Luang Prabang and the UNESCO World Heritage Site
According to the Luang Prabang Tourist Office, 400,000 tourists from all over the world have visited Luang Prabang in 2015. Since the UNESCO declared the town as a World Heritage Site in 1995 the numbers have risen with each passing year so they legitimately hope to boost the number over 700,000 until 2020.
The city lures tourists with its landmark attractions like plenty of century-old Buddhist temples and monasteries, Phousy hill with the Buddha cave and Kuang Xi waterfall, which is easy accessible. Most foreign visitors come also to see the old temples and the activities of the monks living in them – which is one of the criterias (V) what makes it UNESCO World Heritage Site thanks to the Kingdome of Lane Xang (More detail about the other criteria for selection you’ll get from here).
It’s all about the silk
The Kingdome of Lane Xang (“Kingdom of a Million Elephants”) was also in charge for the silk becoming important to Luang Prabang. Furthermore, Luang Prabang was its capital from the 14th to the 16th century because of its strategic location on the silk road that caused wealth and influence.

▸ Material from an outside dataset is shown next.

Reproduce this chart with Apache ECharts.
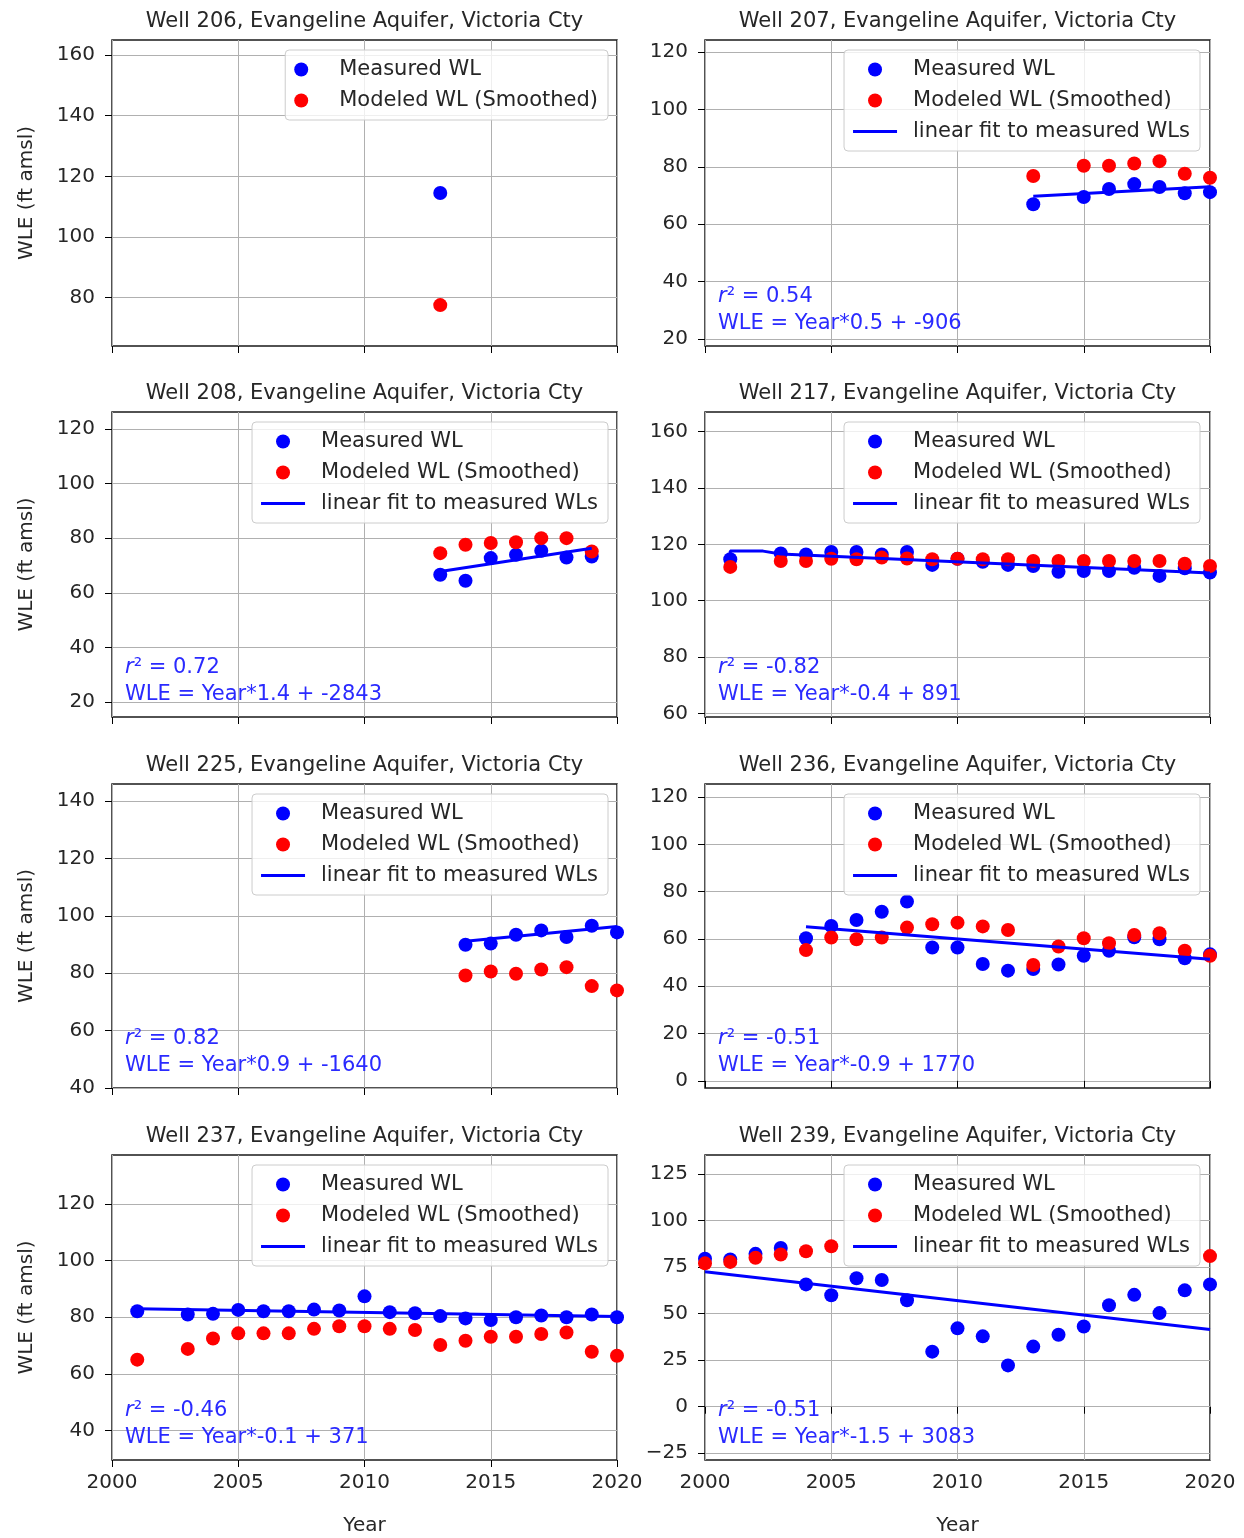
<!DOCTYPE html>
<html><head><meta charset="utf-8">
<script src="https://cdn.jsdelivr.net/npm/echarts@6/dist/echarts.min.js"></script>
<style>html,body{margin:0;padding:0;background:#fff}#c{width:1244px;height:1538px}</style>
</head><body><div id="c"></div><script>
// ---------- data ----------
const titles = [
  'Well 206, Evangeline Aquifer, Victoria Cty',
  'Well 207, Evangeline Aquifer, Victoria Cty',
  'Well 208, Evangeline Aquifer, Victoria Cty',
  'Well 217, Evangeline Aquifer, Victoria Cty',
  'Well 225, Evangeline Aquifer, Victoria Cty',
  'Well 236, Evangeline Aquifer, Victoria Cty',
  'Well 237, Evangeline Aquifer, Victoria Cty',
  'Well 239, Evangeline Aquifer, Victoria Cty'
];
const xTicks = [2000, 2005, 2010, 2015, 2020];

const w206Years = [2013];
const w206Measured = [114.5];
const w206Modeled = [77.5];
const w206Ticks = [80, 100, 120, 140, 160];

const w207Years = [2013, 2015, 2016, 2017, 2018, 2019, 2020];
const w207Measured = [67.0, 69.5, 72.3, 74.0, 73.0, 70.8, 71.2];
const w207Modeled = [76.8, 80.4, 80.4, 81.2, 82.0, 77.6, 76.2];
const w207FitYears = [2013, 2020];
const w207Fit = [69.8, 73.1];
const w207Ticks = [20, 40, 60, 80, 100, 120];

const w208Years = [2013, 2014, 2015, 2016, 2017, 2018, 2019];
const w208Measured = [66.6, 64.4, 72.7, 73.9, 75.4, 72.9, 73.3];
const w208Modeled = [74.5, 77.6, 78.2, 78.5, 80.0, 80.0, 75.1];
const w208FitYears = [2013, 2019];
const w208Fit = [67.8, 76.3];
const w208Ticks = [20, 40, 60, 80, 100, 120];

const w217Years = [2001, 2003, 2004, 2005, 2006, 2007, 2008, 2009, 2010, 2011, 2012, 2013, 2014, 2015, 2016, 2017, 2018, 2019, 2020];
const w217Measured = [114.7, 116.8, 116.4, 117.3, 117.3, 116.4, 117.3, 112.7, 114.9, 113.8, 112.7, 112.3, 110.3, 110.5, 110.5, 111.7, 108.8, 111.5, 110.0];
const w217Modeled = [112.0, 114.1, 114.1, 114.9, 114.7, 115.3, 115.0, 114.7, 114.9, 114.7, 114.7, 114.1, 114.1, 114.1, 114.1, 114.1, 114.1, 113.1, 112.3];
const w217FitYears = [2001, 2001, 2002.3, 2003, 2020];
const w217Fit = [114.7, 117.6, 117.6, 116.6, 109.8];
const w217Ticks = [60, 80, 100, 120, 140, 160];

const w225Years = [2014, 2015, 2016, 2017, 2018, 2019, 2020];
const w225Measured = [89.9, 90.3, 93.4, 94.9, 92.6, 96.5, 94.2];
const w225Modeled = [79.2, 80.6, 79.8, 81.3, 82.1, 75.5, 74.0];
const w225FitYears = [2014, 2020];
const w225Fit = [91.1, 96.3];
const w225Ticks = [40, 60, 80, 100, 120, 140];

const w236Years = [2004, 2005, 2006, 2007, 2008, 2009, 2010, 2011, 2012, 2013, 2014, 2015, 2016, 2017, 2018, 2019, 2020];
const w236Measured = [60.3, 65.5, 68.0, 71.5, 75.8, 56.4, 56.4, 49.4, 46.6, 47.3, 49.2, 52.9, 55.0, 60.7, 59.9, 51.8, 53.5];
const w236Modeled = [55.3, 60.6, 59.9, 60.6, 64.8, 66.2, 66.9, 65.3, 63.8, 49.0, 56.8, 60.3, 58.2, 61.7, 62.4, 55.0, 52.9];
const w236FitYears = [2004, 2020];
const w236Fit = [65.2, 51.4];
const w236Ticks = [0, 20, 40, 60, 80, 100, 120];

const w237Years = [2001, 2003, 2004, 2005, 2006, 2007, 2008, 2009, 2010, 2011, 2012, 2013, 2014, 2015, 2016, 2017, 2018, 2019, 2020];
const w237Measured = [82.1, 81.0, 81.2, 82.6, 82.1, 82.1, 82.7, 82.4, 87.4, 81.8, 81.4, 80.4, 79.6, 79.0, 80.0, 80.6, 80.0, 81.0, 80.0];
const w237Modeled = [65.0, 68.8, 72.5, 74.3, 74.3, 74.3, 75.9, 76.8, 76.8, 75.9, 75.5, 70.2, 71.7, 73.1, 73.1, 74.1, 74.6, 67.8, 66.4];
const w237FitYears = [2001, 2020];
const w237Fit = [83.0, 80.3];
const w237Ticks = [40, 60, 80, 100, 120];

const w239Years = [2000, 2001, 2002, 2003, 2004, 2005, 2006, 2007, 2008, 2009, 2010, 2011, 2012, 2013, 2014, 2015, 2016, 2017, 2018, 2019, 2020];
const w239Measured = [79.5, 79.1, 82.1, 85.3, 65.7, 59.9, 69.0, 68.1, 57.2, 29.6, 42.1, 37.8, 22.2, 32.3, 38.7, 43.1, 54.5, 60.1, 50.3, 62.5, 65.7];
const w239ModeledYears = [2000, 2001, 2002, 2003, 2004, 2005, 2020];
const w239Modeled = [77.0, 77.8, 80.0, 81.8, 83.5, 86.2, 80.9];
const w239FitYears = [2000, 2020];
const w239Fit = [72.5, 41.5];
const w239Ticks = [-25, 0, 25, 50, 75, 100, 125];

const r2Labels = [null, '0.54', '0.72', '-0.82', '0.82', '-0.51', '-0.46', '-0.51'];
const eqLabels = [null,
  'WLE = Year*0.5 + -906',
  'WLE = Year*1.4 + -2843',
  'WLE = Year*-0.4 + 891',
  'WLE = Year*0.9 + -1640',
  'WLE = Year*-0.9 + 1770',
  'WLE = Year*-0.1 + 371',
  'WLE = Year*-1.5 + 3083'];
const yRanges = [[64, 165], [17.6, 124.2], [14.5, 126.2], [58.7, 167], [40, 145.9], [-3, 125.5], [29.5, 137.4], [-28.6, 135.2]];

// ---------- build ----------
const panels = [
  {years: w206Years, measured: w206Measured, modYears: w206Years, modeled: w206Modeled, fitYears: null, fit: null, ticks: w206Ticks},
  {years: w207Years, measured: w207Measured, modYears: w207Years, modeled: w207Modeled, fitYears: w207FitYears, fit: w207Fit, ticks: w207Ticks},
  {years: w208Years, measured: w208Measured, modYears: w208Years, modeled: w208Modeled, fitYears: w208FitYears, fit: w208Fit, ticks: w208Ticks},
  {years: w217Years, measured: w217Measured, modYears: w217Years, modeled: w217Modeled, fitYears: w217FitYears, fit: w217Fit, ticks: w217Ticks},
  {years: w225Years, measured: w225Measured, modYears: w225Years, modeled: w225Modeled, fitYears: w225FitYears, fit: w225Fit, ticks: w225Ticks},
  {years: w236Years, measured: w236Measured, modYears: w236Years, modeled: w236Modeled, fitYears: w236FitYears, fit: w236Fit, ticks: w236Ticks},
  {years: w237Years, measured: w237Measured, modYears: w237Years, modeled: w237Modeled, fitYears: w237FitYears, fit: w237Fit, ticks: w237Ticks},
  {years: w239Years, measured: w239Measured, modYears: w239ModeledYears, modeled: w239Modeled, fitYears: w239FitYears, fit: w239Fit, ticks: w239Ticks}
];

const FONT = 'DejaVu Sans';
const TXT = '#262626';
const ANN = '#2a2aff';
const colLeft = [112, 705];
const rowTop = [40, 412, 784, 1155];
const rowH = [306, 305, 304, 305];
const W = 505;

const grids = [], xAxes = [], yAxes = [], series = [], titleArr = [], legends = [], graphics = [];
const N_MEAS = 'Measured WL', N_MOD = 'Modeled WL (Smoothed)', N_FIT = 'linear fit to measured WLs';
const LINE_ICON = 'path://M0,0L44,0L44,3L0,3Z';

panels.forEach((p, i) => {
  const col = i % 2, row = Math.floor(i / 2);
  const left = colLeft[col], top = rowTop[row], h = rowH[row];
  const bottomRow = row === 3;
  grids.push({left: left, top: top, width: W, height: h, show: true, borderColor: '#1a1a1a', borderWidth: 1.5, backgroundColor: '#fff', containLabel: false});
  xAxes.push({
    type: 'value', gridIndex: i, min: 2000, max: 2020, interval: 5,
    axisLine: {show: false},
    axisTick: {show: true, length: 7, lineStyle: {color: '#000'}},
    axisLabel: {show: bottomRow, fontSize: 20, fontFamily: FONT, color: TXT, margin: 13,
      formatter: v => String(v)},
    splitLine: {show: true, lineStyle: {color: '#b0b0b0', width: 1}},
    name: bottomRow ? 'Year' : '', nameLocation: 'middle', nameGap: 56,
    nameTextStyle: {fontSize: 20, fontFamily: FONT, color: TXT}
  });
  yAxes.push({
    type: 'value', gridIndex: i, min: yRanges[i][0], max: yRanges[i][1],
    axisLine: {show: false},
    axisTick: {show: true, length: 7, lineStyle: {color: '#000'}, customValues: p.ticks},
    axisLabel: {fontSize: 20, fontFamily: FONT, color: TXT, margin: 17, customValues: p.ticks,
      formatter: v => String(v).replace('-', '\u2212')},
    splitLine: {show: true, lineStyle: {color: '#b0b0b0', width: 1}},
    name: col === 0 ? 'WLE (ft amsl)' : '', nameLocation: 'middle', nameGap: 75,
    nameTextStyle: {fontSize: 20, fontFamily: FONT, color: TXT}
  });
  series.push({
    type: 'scatter', name: N_MEAS, xAxisIndex: i, yAxisIndex: i, symbol: 'circle', symbolSize: 14,
    itemStyle: {color: '#0000ff', opacity: 1}, z: 2,
    data: p.years.map((y, k) => [y, p.measured[k]])
  });
  series.push({
    type: 'scatter', name: N_MOD, xAxisIndex: i, yAxisIndex: i, symbol: 'circle', symbolSize: 14,
    itemStyle: {color: '#ff0000', opacity: 1}, z: 2,
    data: p.modYears.map((y, k) => [y, p.modeled[k]])
  });
  if (p.fit) {
    series.push({
      type: 'line', name: N_FIT, xAxisIndex: i, yAxisIndex: i, symbol: 'none', showSymbol: false,
      lineStyle: {color: '#0000ff', width: 3}, itemStyle: {color: '#0000ff'}, z: 3, silent: true,
      data: p.fitYears.map((y, k) => [y, p.fit[k]])
    });
  }
  titleArr.push({
    text: titles[i], left: left + W / 2, top: top - 29, textAlign: 'center', padding: 0,
    textStyle: {fontSize: 21, fontWeight: 'normal', fontFamily: FONT, color: TXT}
  });
  const legData = [{name: N_MEAS, icon: 'circle'}, {name: N_MOD, icon: 'circle'}];
  if (p.fit) legData.push({name: N_FIT, icon: LINE_ICON});
  legends.push({
    orient: 'vertical', align: 'left',
    right: col === 0 ? 636 : 44, top: top + 10,
    data: legData,
    itemWidth: 44, itemHeight: 14, itemGap: 8, symbolKeepAspect: true,
    padding: [8, 10, 8, 9],
    backgroundColor: 'rgba(255,255,255,0.8)', borderColor: '#cccccc', borderWidth: 1, borderRadius: 4,
    selectedMode: false, z: 10,
    textStyle: {fontSize: 21, fontFamily: FONT, color: TXT, padding: [0, 0, 0, 11], lineHeight: 23}
  });
  if (r2Labels[i]) {
    const bottom = top + h;
    graphics.push({
      type: 'text', left: left + 13, top: bottom - 60, z: 20,
      style: {text: '{i|r}² = ' + r2Labels[i], fill: ANN, font: '21px "DejaVu Sans"',
        rich: {i: {fontStyle: 'italic', fontSize: 21, fontFamily: FONT, fill: ANN}}}
    });
    graphics.push({
      type: 'text', left: left + 13, top: bottom - 33, z: 20,
      style: {text: eqLabels[i], fill: ANN, font: '21px "DejaVu Sans"'}
    });
  }
});

const chart = echarts.init(document.getElementById('c'), null, {renderer: 'canvas'});
chart.setOption({
  backgroundColor: '#ffffff',
  animation: false,
  textStyle: {fontFamily: FONT},
  title: titleArr,
  legend: legends,
  grid: grids,
  xAxis: xAxes,
  yAxis: yAxes,
  series: series,
  graphic: graphics
});
</script></body></html>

So it’s pretty clear that silk meant a lot to Luang Prabang inhabitants in past and in connection with the idea of UNESCO World Heritage it’s still common today.
A weeklong festival organised by Luang Prabang Handicrafts Association in the middle of LPB’s historical center
Many woman still wear a traditional tube skirt called “ສິ້ນ” (sinh) as visitors of the festival could ascertain. The sinh is usually made of silk, cotton or a combination of fibers and is woven with motifs that reflect the ethnic culture of a community or region, or the occasion for which it is intended. Traditionally a sinh is completely handmade; from the hand spinning of the silk or cotton to the dyeing process, preperation of the pattern and loom, and finally hand weaving.
But Handicrafts Festival involves more than the sinh. There were also pockets and similar products made of cotton or silk as well as weavings and products of Lao cuisine.
Visitors were able to witness traditional music and dancing performances with coffee or tea beside. In the first few days Luang Prabang Handicrafts Festival attracted more than 3,000 local and foreign visitors and organizers hoped to attract at least 9,000 until it was closed.
20 booths, mostly operated by artisans and handicraft makers, selled an extensive variety of products including textiles and many other cultural items from Luang Prabang and surrounding areas. There was plenty selection – from inexpensive souveniers to exquisite high-end collectables – at this festival, that aimed to coincide with celebrating the 21st Anniversary of Luang Prabang as a UNESCO World Heritage Site.